Fanatizm bu öznelleşme aşamasını geçememekten kaynaklanan bir durumdur. Psikiyatristler buna hastalık demezler. Ancak sağlıksız durum ifadesini kullanırlar.

Psikiyatride fanatizmin tanımı şu şekilde yapılır: Bir düşünceye, bir kitaba, bir lidere, bir gruba katı bir şekilde bağımlı olma ile tanımlanabilecek aidiyet biçimleridir.
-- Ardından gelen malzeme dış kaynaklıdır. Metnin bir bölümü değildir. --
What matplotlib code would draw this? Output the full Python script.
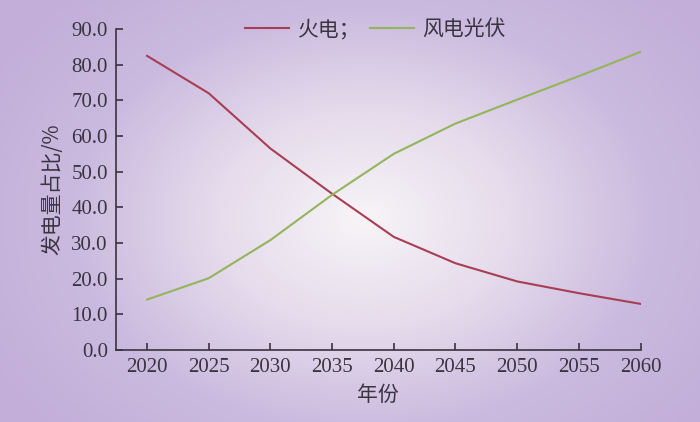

Çocukluk döneminde öznelleşemeyen bireyin kendi benliğini bir kişiye ya da bir gruba bağlamasından ibarettir. Tıpkı bir bebeğin kendisinin parçası olan annesinin yanında kendini güvende hissetmesi gibidir. Fanatik de bu kişi ya da grubun yanında kendinin bir bebek gibi güvende hisseder. Fanatik için bağlandığı insan ya da grup iyidir, onun dışındakiler kötüdür. Yani o kişi veya gruptakiler beyazdır, diğerleri siyahtır. Bu bağlanma bilinçli değil, bilinç dışıdır. Ama en önemli özelliği bağlanmanın hastalıklı olmasıdır.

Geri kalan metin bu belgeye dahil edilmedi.